Given instruction: Copy each line below exactly and leave the pictures out.

* START Stored data *

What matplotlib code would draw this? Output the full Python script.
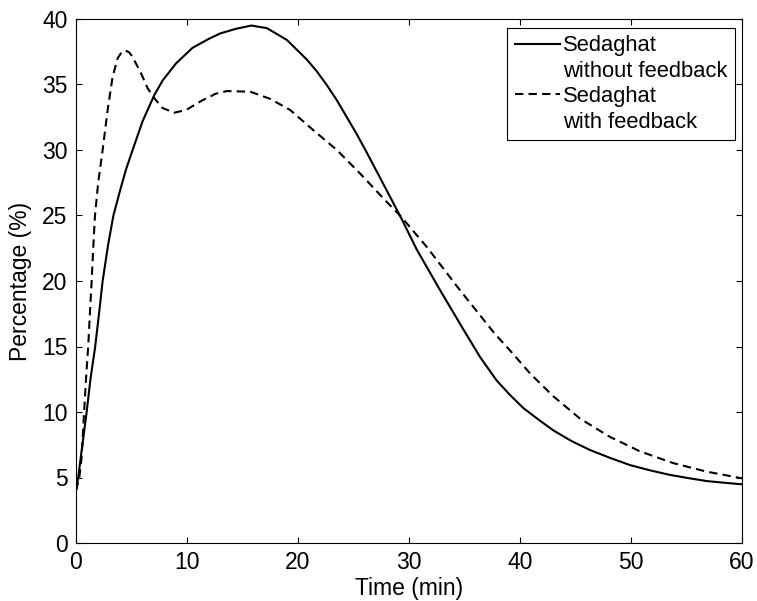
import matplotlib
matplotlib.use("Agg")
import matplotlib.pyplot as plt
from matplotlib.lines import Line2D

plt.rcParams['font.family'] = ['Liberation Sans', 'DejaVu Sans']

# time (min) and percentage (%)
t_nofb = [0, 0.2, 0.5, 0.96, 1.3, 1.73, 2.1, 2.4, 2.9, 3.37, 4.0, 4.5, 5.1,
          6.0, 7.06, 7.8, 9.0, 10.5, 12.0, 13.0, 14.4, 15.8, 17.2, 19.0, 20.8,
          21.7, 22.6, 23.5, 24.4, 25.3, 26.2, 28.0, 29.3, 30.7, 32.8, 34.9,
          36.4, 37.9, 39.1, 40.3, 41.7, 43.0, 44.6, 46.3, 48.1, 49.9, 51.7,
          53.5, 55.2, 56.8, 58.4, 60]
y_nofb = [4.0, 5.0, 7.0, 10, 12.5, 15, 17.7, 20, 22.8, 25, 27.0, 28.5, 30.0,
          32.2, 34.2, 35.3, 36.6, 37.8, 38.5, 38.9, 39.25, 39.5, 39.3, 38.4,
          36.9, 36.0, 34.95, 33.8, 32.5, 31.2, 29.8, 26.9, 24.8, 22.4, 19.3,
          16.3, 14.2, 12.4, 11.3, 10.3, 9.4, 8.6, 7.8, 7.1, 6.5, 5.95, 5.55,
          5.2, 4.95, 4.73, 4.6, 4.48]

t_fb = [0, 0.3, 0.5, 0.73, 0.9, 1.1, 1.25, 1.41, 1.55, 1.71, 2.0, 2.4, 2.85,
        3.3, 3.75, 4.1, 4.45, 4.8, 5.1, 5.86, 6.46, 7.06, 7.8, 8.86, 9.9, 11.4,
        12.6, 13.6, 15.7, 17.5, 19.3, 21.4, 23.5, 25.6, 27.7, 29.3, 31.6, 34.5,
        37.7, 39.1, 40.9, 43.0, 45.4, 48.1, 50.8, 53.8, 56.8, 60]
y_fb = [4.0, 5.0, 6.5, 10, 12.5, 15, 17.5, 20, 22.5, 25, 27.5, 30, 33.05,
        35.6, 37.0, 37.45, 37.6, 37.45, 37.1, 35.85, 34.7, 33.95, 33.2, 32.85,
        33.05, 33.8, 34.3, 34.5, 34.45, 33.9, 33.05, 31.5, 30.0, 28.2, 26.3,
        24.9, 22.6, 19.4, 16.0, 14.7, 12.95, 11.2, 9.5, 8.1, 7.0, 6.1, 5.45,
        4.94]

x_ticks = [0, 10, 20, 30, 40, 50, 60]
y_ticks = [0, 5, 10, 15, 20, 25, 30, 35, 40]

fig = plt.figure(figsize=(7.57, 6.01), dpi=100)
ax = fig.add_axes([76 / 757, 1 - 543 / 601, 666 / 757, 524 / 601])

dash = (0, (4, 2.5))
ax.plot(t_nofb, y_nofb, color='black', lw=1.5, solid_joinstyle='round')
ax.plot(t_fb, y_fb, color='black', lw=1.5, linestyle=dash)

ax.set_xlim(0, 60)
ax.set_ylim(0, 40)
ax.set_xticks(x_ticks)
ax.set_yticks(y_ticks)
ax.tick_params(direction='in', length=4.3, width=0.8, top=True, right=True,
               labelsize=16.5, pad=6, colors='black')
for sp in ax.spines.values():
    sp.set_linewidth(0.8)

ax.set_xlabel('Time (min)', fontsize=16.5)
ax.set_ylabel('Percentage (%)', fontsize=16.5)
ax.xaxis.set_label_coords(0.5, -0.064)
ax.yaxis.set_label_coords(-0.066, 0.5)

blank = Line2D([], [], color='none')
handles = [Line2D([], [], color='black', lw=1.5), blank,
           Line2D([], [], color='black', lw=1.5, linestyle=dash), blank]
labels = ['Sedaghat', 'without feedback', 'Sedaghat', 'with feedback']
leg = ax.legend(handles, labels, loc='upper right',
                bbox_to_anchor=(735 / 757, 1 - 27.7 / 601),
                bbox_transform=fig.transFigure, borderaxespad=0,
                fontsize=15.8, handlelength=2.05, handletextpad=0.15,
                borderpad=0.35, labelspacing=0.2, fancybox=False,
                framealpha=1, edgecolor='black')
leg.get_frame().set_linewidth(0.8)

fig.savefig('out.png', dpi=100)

* END Stored data *

Answer:
What matplotlib code would draw this? Output the full Python script.
import matplotlib
matplotlib.use("Agg")
import matplotlib.pyplot as plt
from matplotlib.lines import Line2D

plt.rcParams['font.family'] = ['Liberation Sans', 'DejaVu Sans']

# time (min) and percentage (%)
t_nofb = [0, 0.2, 0.5, 0.96, 1.3, 1.73, 2.1, 2.4, 2.9, 3.37, 4.0, 4.5, 5.1,
          6.0, 7.06, 7.8, 9.0, 10.5, 12.0, 13.0, 14.4, 15.8, 17.2, 19.0, 20.8,
          21.7, 22.6, 23.5, 24.4, 25.3, 26.2, 28.0, 29.3, 30.7, 32.8, 34.9,
          36.4, 37.9, 39.1, 40.3, 41.7, 43.0, 44.6, 46.3, 48.1, 49.9, 51.7,
          53.5, 55.2, 56.8, 58.4, 60]
y_nofb = [4.0, 5.0, 7.0, 10, 12.5, 15, 17.7, 20, 22.8, 25, 27.0, 28.5, 30.0,
          32.2, 34.2, 35.3, 36.6, 37.8, 38.5, 38.9, 39.25, 39.5, 39.3, 38.4,
          36.9, 36.0, 34.95, 33.8, 32.5, 31.2, 29.8, 26.9, 24.8, 22.4, 19.3,
          16.3, 14.2, 12.4, 11.3, 10.3, 9.4, 8.6, 7.8, 7.1, 6.5, 5.95, 5.55,
          5.2, 4.95, 4.73, 4.6, 4.48]

t_fb = [0, 0.3, 0.5, 0.73, 0.9, 1.1, 1.25, 1.41, 1.55, 1.71, 2.0, 2.4, 2.85,
        3.3, 3.75, 4.1, 4.45, 4.8, 5.1, 5.86, 6.46, 7.06, 7.8, 8.86, 9.9, 11.4,
        12.6, 13.6, 15.7, 17.5, 19.3, 21.4, 23.5, 25.6, 27.7, 29.3, 31.6, 34.5,
        37.7, 39.1, 40.9, 43.0, 45.4, 48.1, 50.8, 53.8, 56.8, 60]
y_fb = [4.0, 5.0, 6.5, 10, 12.5, 15, 17.5, 20, 22.5, 25, 27.5, 30, 33.05,
        35.6, 37.0, 37.45, 37.6, 37.45, 37.1, 35.85, 34.7, 33.95, 33.2, 32.85,
        33.05, 33.8, 34.3, 34.5, 34.45, 33.9, 33.05, 31.5, 30.0, 28.2, 26.3,
        24.9, 22.6, 19.4, 16.0, 14.7, 12.95, 11.2, 9.5, 8.1, 7.0, 6.1, 5.45,
        4.94]

x_ticks = [0, 10, 20, 30, 40, 50, 60]
y_ticks = [0, 5, 10, 15, 20, 25, 30, 35, 40]

fig = plt.figure(figsize=(7.57, 6.01), dpi=100)
ax = fig.add_axes([76 / 757, 1 - 543 / 601, 666 / 757, 524 / 601])

dash = (0, (4, 2.5))
ax.plot(t_nofb, y_nofb, color='black', lw=1.5, solid_joinstyle='round')
ax.plot(t_fb, y_fb, color='black', lw=1.5, linestyle=dash)

ax.set_xlim(0, 60)
ax.set_ylim(0, 40)
ax.set_xticks(x_ticks)
ax.set_yticks(y_ticks)
ax.tick_params(direction='in', length=4.3, width=0.8, top=True, right=True,
               labelsize=16.5, pad=6, colors='black')
for sp in ax.spines.values():
    sp.set_linewidth(0.8)

ax.set_xlabel('Time (min)', fontsize=16.5)
ax.set_ylabel('Percentage (%)', fontsize=16.5)
ax.xaxis.set_label_coords(0.5, -0.064)
ax.yaxis.set_label_coords(-0.066, 0.5)

blank = Line2D([], [], color='none')
handles = [Line2D([], [], color='black', lw=1.5), blank,
           Line2D([], [], color='black', lw=1.5, linestyle=dash), blank]
labels = ['Sedaghat', 'without feedback', 'Sedaghat', 'with feedback']
leg = ax.legend(handles, labels, loc='upper right',
                bbox_to_anchor=(735 / 757, 1 - 27.7 / 601),
                bbox_transform=fig.transFigure, borderaxespad=0,
                fontsize=15.8, handlelength=2.05, handletextpad=0.15,
                borderpad=0.35, labelspacing=0.2, fancybox=False,
                framealpha=1, edgecolor='black')
leg.get_frame().set_linewidth(0.8)

fig.savefig('out.png', dpi=100)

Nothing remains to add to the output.